Today is a difficult day for fans of free speech and the First Amendment.
After 11 years, on December 31, the Newseum in Washington D.C. is closing its doors. Although the museum drew an estimated 850,000 visitors per year, the numbers weren’t enough to keep the institution financially sound. It didn’t help that the Newseum charged for admission, while the vast majority of D.C. museums are free.
The closing of the museum comes at a tough time for journalism. According to the Committee to Protect Journalists as of December 1, in 2019 an estimated 250 journalists around the world were jailed for doing their jobs. More than 2,000 newspapers have closed over the past 15 years. Many of those which remain, especially at the local level, are being gobbled up by giant media companies that are slashing staff to save costs.
Just over two years ago, Teak Media + Communication visited the Newseum to celebrate our company’s 20thanniversary. We marveled at the communication artifacts, including graffiti on giant chunks of the Berlin Wall, an outdated live truck and news helicopter, and a piece of a World Trade Center antenna that somehow survived the fall of the towers on September 11, 2001. We were sobered by the many reminders a free press shouldn’t be taken for granted, including the names of hundreds of journalists who died while doing their jobs etched on glass panels stretching two stories high.

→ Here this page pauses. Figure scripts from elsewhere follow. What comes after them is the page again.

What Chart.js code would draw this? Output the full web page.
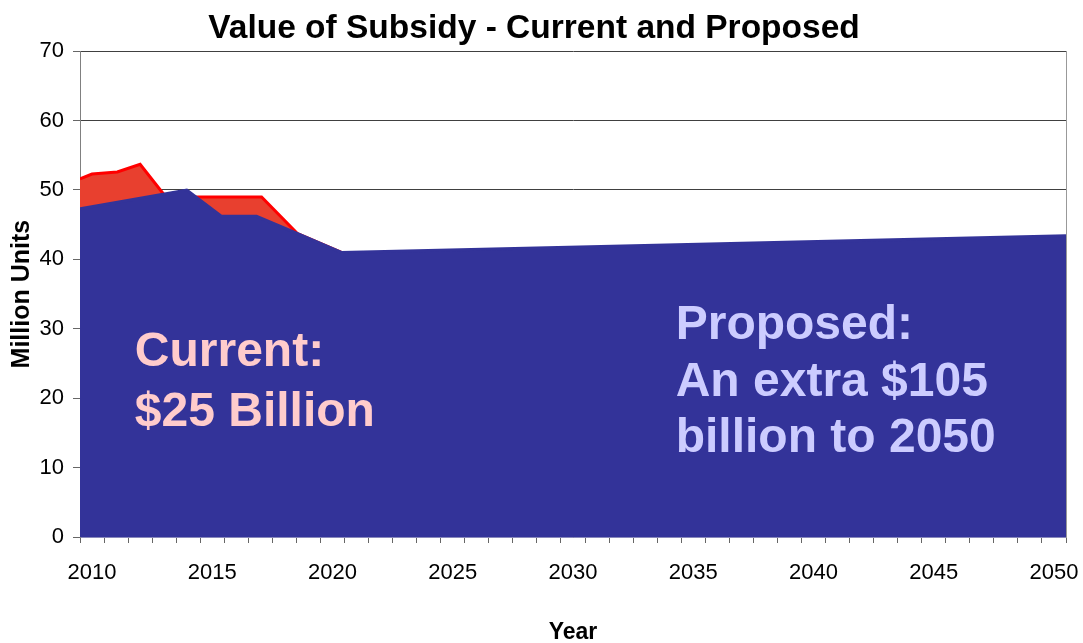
<!DOCTYPE html>
<html>
<head>
<meta charset="utf-8">
<script src="https://cdn.jsdelivr.net/npm/chart.js@4/dist/chart.umd.min.js"></script>
<style>
  html, body { margin: 0; padding: 0; background: #ffffff; }
  #wrap { width: 1083px; height: 643px; }
</style>
</head>
<body>
<div id="wrap"><canvas id="chart" width="1083" height="643"></canvas></div>
<script>
// Subsidy value under the current scheme (million units), by year
const currentYears  = [2010, 2010.5, 2011.55, 2012.5, 2013.57, 2017.55, 2019.05, 2020.87];
const currentValues = [51.6, 52.3, 52.6, 53.7, 49.0, 49.0, 43.7, 41.0];

// Subsidy value under the proposed scheme (million units), by year
const proposedYears  = [2010, 2014.44, 2015.89, 2017.34, 2019.05, 2020.87, 2051];
const proposedValues = [47.3, 50.0, 46.2, 46.2, 43.7, 41.0, 43.4];

// Axis labels
const tickYears = [2010, 2015, 2020, 2025, 2030, 2035, 2040, 2045, 2050];
const yTicks = [0, 10, 20, 30, 40, 50, 60, 70];

const FONT = '"Liberation Sans", Arial, Helvetica, sans-serif';

const toPoints = (xs, ys) => xs.map((x, i) => ({ x: x, y: ys[i] }));

// Text callouts written onto the filled areas
const callouts = [
  { lines: ['Current:', '$25 Billion'], color: '#FFCCCC', x: 2012.28, y: [24.6, 16.0] },
  { lines: ['Proposed:', 'An extra $105', 'billion to 2050'], color: '#CCCCFF', x: 2034.77, y: [28.5, 20.3, 12.2] }
];

const calloutPlugin = {
  id: 'callouts',
  afterDatasetsDraw(chart) {
    const ctx = chart.ctx;
    const xs = chart.scales.x, ys = chart.scales.y;
    ctx.save();
    ctx.font = 'bold 48px ' + FONT;
    ctx.textAlign = 'left';
    ctx.textBaseline = 'alphabetic';
    callouts.forEach(c => {
      ctx.fillStyle = c.color;
      c.lines.forEach((t, i) => {
        ctx.fillText(t, xs.getPixelForValue(c.x), ys.getPixelForValue(c.y[i]));
      });
    });
    ctx.restore();
  }
};

// One tick mark per year along the bottom axis
const yearMarks = [];
for (let y = 2010; y <= 2051; y++) yearMarks.push(y);

new Chart(document.getElementById('chart'), {
  type: 'line',
  data: {
    datasets: [
      {
        label: 'Proposed',
        data: toPoints(proposedYears, proposedValues),
        borderColor: '#333399',
        backgroundColor: '#333399',
        borderWidth: 3,
        fill: 'origin',
        pointRadius: 0,
        tension: 0
      },
      {
        label: 'Current',
        data: toPoints(currentYears, currentValues),
        borderColor: '#FF0000',
        backgroundColor: '#E8402F',
        borderWidth: 3,
        fill: 'origin',
        pointRadius: 0,
        tension: 0
      }
    ]
  },
  options: {
    responsive: false,
    animation: false,
    devicePixelRatio: 1,
    layout: { padding: { left: 0, right: 15, top: 0, bottom: 0 } },
    plugins: {
      legend: { display: false },
      tooltip: { enabled: false },
      title: {
        display: true,
        text: 'Value of Subsidy - Current and Proposed',
        color: '#000000',
        font: { family: FONT, size: 33.5, weight: 'bold' },
        padding: { top: 9, bottom: 2 }
      }
    },
    scales: {
      x: {
        type: 'linear',
        min: 2010,
        max: 2051,
        afterBuildTicks(scale) { scale.ticks = yearMarks.map(v => ({ value: v })); },
        afterFit(scale) { scale.height = 106; },
        grid: { drawOnChartArea: false, drawTicks: true, tickLength: 6, tickColor: '#666666' },
        border: { display: true, color: '#8888bb' },
        ticks: {
          autoSkip: false,
          maxRotation: 0,
          minRotation: 0,
          labelOffset: 12,
          padding: 17,
          color: '#000000',
          font: { family: FONT, size: 22 },
          callback: v => tickYears.includes(v) ? String(v) : ''
        },
        title: {
          display: true,
          text: 'Year',
          color: '#000000',
          font: { family: FONT, size: 23, weight: 'bold' },
          padding: { top: 0, bottom: -3 }
        }
      },
      y: {
        type: 'linear',
        min: 0,
        max: 70,
        afterBuildTicks(scale) { scale.ticks = yTicks.map(v => ({ value: v })); },
        afterFit(scale) { scale.width = 80; },
        grid: { color: '#404040', lineWidth: 1, drawTicks: true, tickLength: 7, tickColor: '#666666' },
        border: { display: true, color: '#808080' },
        ticks: {
          padding: 9,
          color: '#000000',
          font: { family: FONT, size: 22 }
        },
        title: {
          display: true,
          text: 'Million Units',
          color: '#000000',
          font: { family: FONT, size: 25, weight: 'bold' },
          padding: { top: 7, bottom: 0 }
        }
      },
      y2: {
        type: 'linear',
        position: 'right',
        min: 0,
        max: 70,
        afterFit(scale) { scale.width = 0; },
        grid: { display: false, drawTicks: false },
        border: { display: true, color: '#999999' },
        ticks: { display: false }
      }
    }
  },
  plugins: [calloutPlugin]
});
</script>
</body>
</html>
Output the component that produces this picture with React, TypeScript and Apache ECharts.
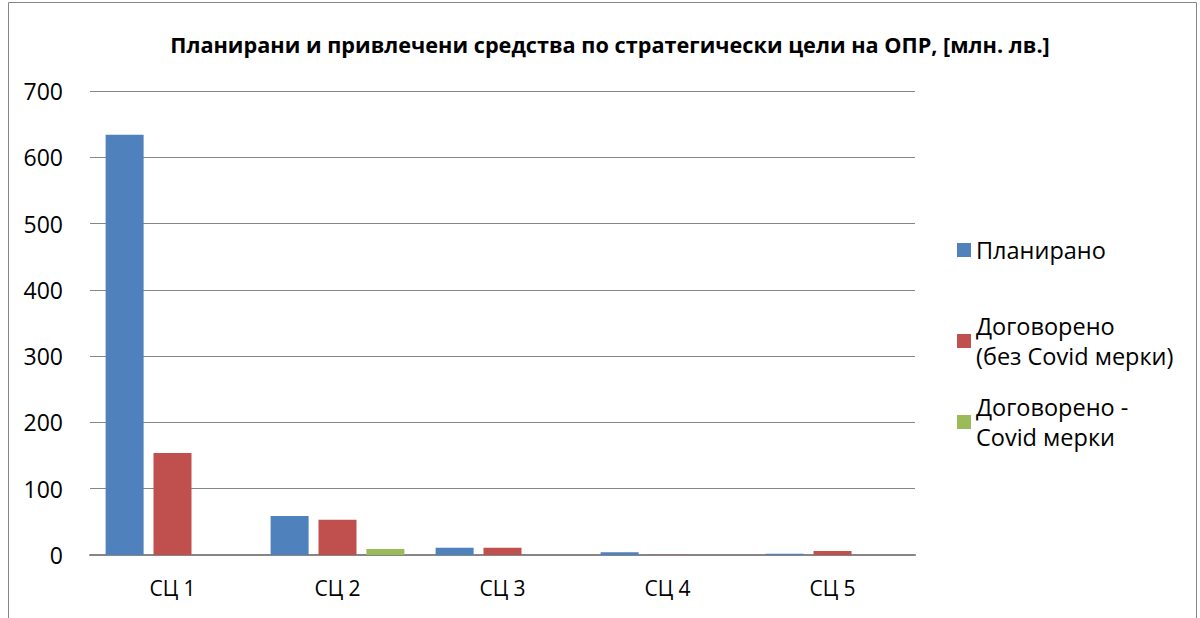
import React, { useEffect, useRef } from "react";
import * as echarts from "echarts";

const categories = ["СЦ 1", "СЦ 2", "СЦ 3", "СЦ 4", "СЦ 5"];
const planned = [634, 59, 11, 4, 2];
const contracted = [154, 53, 11, 0.5, 6];
const covid = [0, 9, 0, 0, 0];
const seriesNames = ["Планирано", "Договорено\n(без Covid мерки)", "Договорено -\nCovid мерки"];
const yTicks = { min: 0, max: 700, interval: 100 };
const titleText = "Планирани и привлечени средства по стратегически цели на ОПР, [млн. лв.]";

const FONT = "Open Sans";

export default function App() {
  const ref = useRef<HTMLDivElement>(null);
  useEffect(() => {
    if (!ref.current) return;
    const chart = echarts.init(ref.current, null, { renderer: "svg" });
    const colors = ["#4F81BD", "#C0504D", "#9BBB59"];
    const values = [planned, contracted, covid];
    const legendTops = [230, 291, 372];
    chart.setOption({
      animation: false,
      color: colors,
      textStyle: { fontFamily: FONT },
      title: {
        text: titleText,
        left: 605,
        textAlign: "center",
        top: 28,
        textStyle: { fontFamily: FONT, fontWeight: "bold", fontSize: 21.7, color: "#000" },
      },
      graphic: [
        {
          type: "rect",
          shape: { x: 8.5, y: 2.5, width: 1188, height: 640 },
          style: { fill: "none", stroke: "#868686", lineWidth: 1 },
          silent: true,
        },
      ],
      legend: seriesNames.map((n, i) => ({
        orient: "vertical",
        left: 952,
        top: legendTops[i],
        itemWidth: 14,
        itemHeight: 14,
        icon: "rect",
        data: [
          {
            name: n,
            textStyle: i === 0 ? {} : { padding: [30, 0, 0, 0] },
          },
        ],
        textStyle: { fontFamily: FONT, fontSize: 23.5, color: "#000", lineHeight: 30 },
      })),
      grid: { left: 90, right: 285, top: 91, bottom: 63, containLabel: false },
      xAxis: {
        type: "category",
        data: categories,
        axisLine: { lineStyle: { color: "#868686", width: 2 } },
        axisTick: { show: false },
        axisLabel: { fontFamily: FONT, fontSize: 21, color: "#000", margin: 22 },
      },
      yAxis: {
        type: "value",
        min: yTicks.min,
        max: yTicks.max,
        interval: yTicks.interval,
        axisLine: { show: false },
        axisTick: { show: false },
        splitLine: { lineStyle: { color: "#868686", width: 1 } },
        axisLabel: { fontFamily: FONT, fontSize: 23, color: "#000", margin: 27 },
      },
      series: seriesNames.map((n, i) => ({
        type: "bar",
        name: n,
        data: values[i],
        barWidth: 38,
        barGap: "26%",
        itemStyle: { color: colors[i] },
      })),
    });
    return () => chart.dispose();
  }, []);
  return (
    <div
      ref={ref}
      style={{ position: "fixed", left: 0, top: 0, width: 1200, height: 618, background: "#fff" }}
    />
  );
}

As some 300,000 artifacts go into storage at an undisclosed location awaiting a new permutation of the museum, the lessons of the institution should be ingrained in all of our hearts and heads. The First Amendment is something that should be known, revered and respected. People need to pull out their wallets and support their local newspapers and cherished national outlets by buying subscriptions, instead of relying on articles that can be found for free on the internet.
As the distance and time between information and the audience has shrunk, the need to be critical consumers of the news is increasingly important. Having a seemingly infinite number of news sources to choose from has led many to live in political silos where they only listen to outlets featuring people who share their views – the news echo chamber. The inclusion of phrases like “fake news” and “alternative facts” as part of the vernacular has led to real news being labeled as false, and inaccurate reports being labeled as news, requiring even more attention from the audience to parse each word and phrase to differentiate between fact and fiction.
Perhaps the most hopeful display at the Newseum was the long case lining the front of the building containing that day’s front pages from newspapers from all 50 states. There was a similar display inside the museum showing front pages from international papers. According to Poynter, even after the closing of the museum, Today’s Front Pages will remain active on both the Newseum’s website and app. They serve as an important and constant reminder that with each sunrise, journalists have new pages to fill, new rundowns to stack, new stories to tell, and a new chance to get it right.